Эмиль Золя не увидел людей, которые обладали бы необходимыми задатками и нравственными достоинствами, чтобы вести за собой народ. Более обстоятельное, углубленное постижение автором «Жерминаля» исторического опыта Парижской Коммуны позволило бы ему сделать выбор точнее и поставить во главе народного движения (пусть даже в ограниченных масштабах) фигуру более последовательную и определенную, чем Этьен Лантье, в главном мало напоминающий передовых рабочих-революционеров Франции.

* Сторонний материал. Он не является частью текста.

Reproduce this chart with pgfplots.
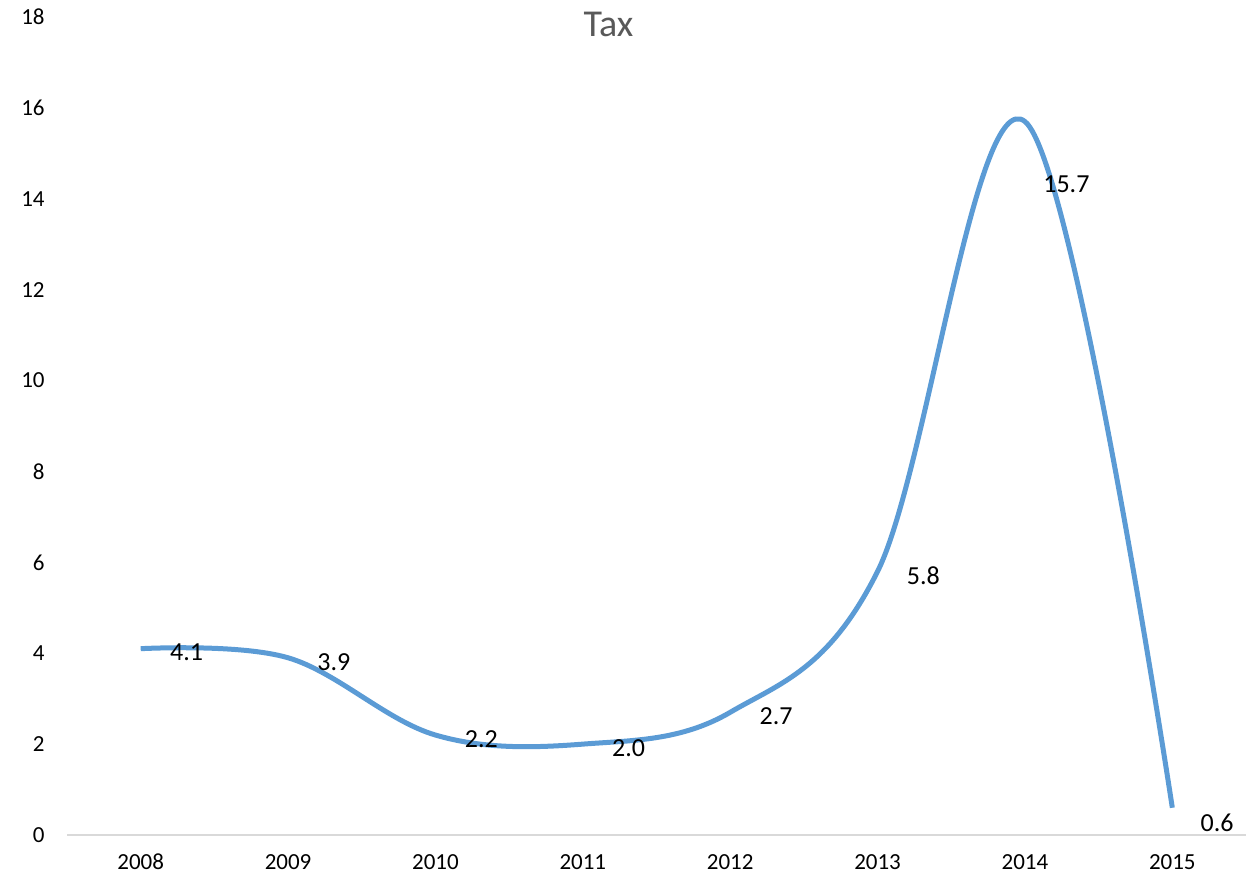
\documentclass[border=0pt]{standalone}
\usepackage{fontspec}
\setmainfont{Carlito}
\usepackage{pgfplots}
\pgfplotsset{compat=1.18}
\definecolor{linec}{HTML}{5B9BD5}
\definecolor{axc}{HTML}{D9D9D9}
\definecolor{titc}{HTML}{595959}
\begin{document}
\begin{tikzpicture}
\begin{axis}[
  name=ax,
  scale only axis,
  width=589.5pt, height=409pt,
  xmin=-0.5, xmax=7.5,
  ymin=0, ymax=18,
  ytick={0,2,...,18},
  xtick={0,...,7},
  xticklabels={2008,2009,2010,2011,2012,2013,2014,2015},
  axis x line=bottom,
  axis y line=none,
  x axis line style={draw=axc, line width=1pt, -},
  major tick length=0pt,
  /pgf/number format/assume math mode=true,
  x tick label style={font=\fontsize{11.5}{13}\selectfont, anchor=base, inner sep=0pt, yshift=-17pt},
  y tick label style={font=\fontsize{11.5}{13}\selectfont, anchor=east, inner sep=0pt},
  clip=false,
]
\addplot[color=linec, line width=2.5pt, smooth, tension=0.6, mark=none]
  coordinates {(0,4.1) (1,3.9) (2,2.2) (3,2.0) (4,2.7) (5,5.8) (6,15.7) (7,0.6)};
\addplot[draw=none, mark=none, point meta=explicit symbolic,
  nodes near coords,
  nodes near coords style={anchor=west, inner sep=0pt, xshift=14.5pt, yshift=-2pt, font=\fontsize{13}{15}\selectfont, text=black}]
  coordinates {(0,4.1)[4.1] (1,3.9)[3.9] (2,2.2)[2.2] (3,2.0)[2.0] (4,2.7)[2.7] (5,5.8)[5.8]};
\addplot[draw=none, mark=none, point meta=explicit symbolic,
  nodes near coords,
  nodes near coords style={anchor=west, inner sep=0pt, xshift=9pt, yshift=-31.5pt, font=\fontsize{13}{15}\selectfont, text=black}]
  coordinates {(6,15.7)[15.7]};
\addplot[draw=none, mark=none, point meta=explicit symbolic,
  nodes near coords,
  nodes near coords style={anchor=west, inner sep=0pt, xshift=14pt, yshift=-7.5pt, font=\fontsize{13}{15}\selectfont, text=black}]
  coordinates {(7,0.6)[0.6]};
\foreach \v in {0,2,...,18} {
  \edef\tmp{\noexpand\node[anchor=east, inner sep=0pt, font=\noexpand\fontsize{11.5}{13}\noexpand\selectfont] at ([xshift=-11pt]axis cs:-0.5,\v) {\v};}
  \tmp
}
\node[anchor=base, text=titc, font=\fontsize{19}{22}\selectfont, inner sep=0pt] at (axis cs:3.174,17.58) {Tax};
\end{axis}
\pgfresetboundingbox
\path ([xshift=-33.5pt,yshift=-18.5pt]ax.south west) rectangle ([yshift=8.5pt]ax.north east);
\end{tikzpicture}
\end{document}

События после сходки на Девьей поляне, где решено было начать забастовку, могли бы дать Этьену возможность выступить подлинным вожаком масс. Тревога в округе нарастала: «если приложить ухо к земле», можно было «услышать топот ног», «народ вдруг заметался по дорогам»; нужны были организующая воля и разум, чтобы направить движение. Этьену это оказалось не по силам и его «мучила оскорбленная гордость вожака, чувствующего, что масса ускользает из-под его руководства». Действительно, к шахте Жан-Барт, где надо было в первую очередь остановить работы, толпы углекопов «устремлялись без предводителей, безоружные, вразброд, как течет по склонам вода, выступившая из берегов». И в дальнейшем Этьен не раз затеряется в толпе; внимание писателя будет приковано уже не к нему, но к действиям шахтерской массы: здесь Эмиль Золя сделает принципиально важные наблюдения.

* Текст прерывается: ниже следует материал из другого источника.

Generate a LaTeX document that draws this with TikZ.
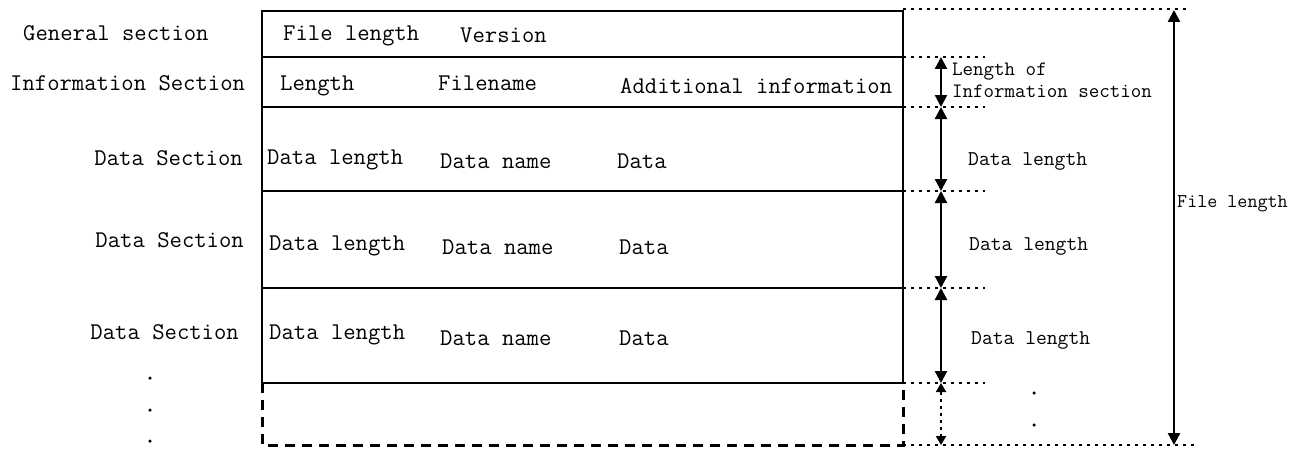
\documentclass[tikz,border=0pt]{standalone}
\usetikzlibrary{arrows.meta}
\begin{document}
\begin{tikzpicture}[x=1pt,y=-1pt,
  boxline/.style={line width=2.8pt,black},
  dashbox/.style={line width=3pt,black,dash pattern=on 10pt off 7pt},
  dotline/.style={line width=1.8pt,black,dash pattern=on 3pt off 5pt},
  dimarrow/.style={line width=2.4pt,black,{Triangle[length=12pt,width=12pt]}-{Triangle[length=12pt,width=12pt]}},
  dotarrow/.style={line width=2pt,black,dash pattern=on 3pt off 4pt,{Triangle[length=9pt,width=10pt]}-{Triangle[length=9pt,width=10pt]}},
  lab/.style={font=\ttfamily\fontsize{24}{28}\selectfont,inner sep=0pt},
  rlab/.style={font=\ttfamily\fontsize{21}{25}\selectfont,inner sep=0pt},
  slab/.style={font=\ttfamily\fontsize{20.4}{24}\selectfont,inner sep=0pt},
  flab/.style={font=\ttfamily\fontsize{19.5}{23}\selectfont,inner sep=0pt},
  dotmark/.style={circle,fill=black,inner sep=0pt,minimum size=3.5pt}
]
\useasboundingbox (0,0) rectangle (1307,452);
% main box
\draw[boxline] (262,11) rectangle (903,383);
\draw[boxline] (262,57) -- (903,57);
\draw[boxline] (262,107) -- (903,107);
\draw[boxline] (262,191) -- (903,191);
\draw[boxline] (262,288) -- (903,288);
\draw[dashbox] (262,383) -- (262,445) -- (903,445) -- (903,383);
% dotted extension lines
\draw[dotline] (903,9) -- (1188,9);
\draw[dotline] (903,57) -- (985,57);
\draw[dotline] (903,107) -- (985,107);
\draw[dotline] (903,191) -- (985,191);
\draw[dotline] (903,288) -- (985,288);
\draw[dotline] (903,383) -- (985,383);
\draw[dotline] (903,445) -- (1197,445);
% dimension coordinates
\coordinate (a0) at (941,57);
\coordinate (a1) at (941,107);
\coordinate (a2) at (941,191);
\coordinate (a3) at (941,288);
\coordinate (a4) at (941,383);
\coordinate (a5) at (941,445);
\coordinate (b0) at (1174,10);
\coordinate (b1) at (1174,445);
\draw[dimarrow] (a0) -- (a1);
\draw[dimarrow] (a1) -- (a2);
\draw[dimarrow] (a2) -- (a3);
\draw[dimarrow] (a3) -- (a4);
\draw[dotarrow] (a4) -- (a5);
\draw[dimarrow] (b0) -- (b1);
% left labels
\node[lab,anchor=base west] (lgen) at (23,41) {General section};
\node[lab,anchor=base west] (linf) at (10,91) {Information Section};
\node[lab,anchor=base east] (ld1) at (243,165) {Data Section};
\node[lab,anchor=base east] (ld2) at (244,247) {Data Section};
\node[lab,anchor=base east] (ld3) at (239,339) {Data Section};
\node[dotmark] (ldot1) at (150,378) {};
\node[dotmark] (ldot2) at (150,410) {};
\node[dotmark] (ldot3) at (150,441) {};
% inside labels
\node[lab,anchor=base west] (fl) at (283,41) {File length};
\node[lab,anchor=base west] (ver) at (460,43) {Version};
\node[lab,anchor=base west] (len) at (280,91) {Length};
\node[lab,anchor=base west] (fn) at (438,91) {Filename};
\node[lab,anchor=base west] (add) at (620,93) {Additional information};
\node[lab,anchor=base west] (dl1) at (267,164) {Data length};
\node[lab,anchor=base west] (dn1) at (440,168) {Data name};
\node[lab,anchor=base west] (dd1) at (617,168) {Data};
\node[lab,anchor=base west] (dl2) at (269,250) {Data length};
\node[lab,anchor=base west] (dn2) at (442,254) {Data name};
\node[lab,anchor=base west] (dd2) at (619,254) {Data};
\node[lab,anchor=base west] (dl3) at (269,339) {Data length};
\node[lab,anchor=base west] (dn3) at (440,345) {Data name};
\node[lab,anchor=base west] (dd3) at (619,345) {Data};
% right labels
\node[slab,anchor=base west] (loi1) at (952,75) {Length of};
\node[slab,anchor=base west] (loi2) at (952,97) {Information section};
\node[rlab,anchor=base west] (rd1) at (968,165) {Data length};
\node[rlab,anchor=base west] (rd2) at (969,250) {Data length};
\node[rlab,anchor=base west] (rd3) at (971,344) {Data length};
\node[flab,anchor=base west] (rfl) at (1177,207) {File length};
\node[dotmark] (rdot1) at (1034,393) {};
\node[dotmark] (rdot2) at (1034,425) {};
\end{tikzpicture}
\end{document}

Разрушение шахты Жан-Барт, по-видимому, можно было бы рассматривать, как разгул стихии, буйство инстинктов уничтожения, вырвавшихся на волю. В отблесках пламени вопящие женщины, набросившиеся с железными полосами в руках на генераторы и топки, «казались окровавленными — потные, простоволосые, как ведьмы на бесовском шабаше». Мужчины раздобыли молотки. Но перед этим торжеством разрушения был момент, который нечто проясняет в данной сцене: когда начали рубить канаты и пронзительный звук пилы, режущей сталь, казалось, наполнил шахту, все замерли — «смотрели и слушали, охваченные волнением». Маэ, стоявший в первом ряду, следил с суровой радостью, как укрощали хищного зверя: «словно зубья пилы, перегрызавшие канаты этой проклятой дыры, куда больше никому не придется спускаться, навек освобождали рабочих от их общего несчастья». И когда забастовщики, покончив с Жан-Бартом, двинулись дальше, они перестали быть неистовствующей толпой. Этьен выравнивал колонну, впереди шли женщины, некоторые были вооружены палками. Прожженная, жена Левака, Мукетта «маршировали в своих лохмотьях, словно солдаты, отправляющиеся на войну».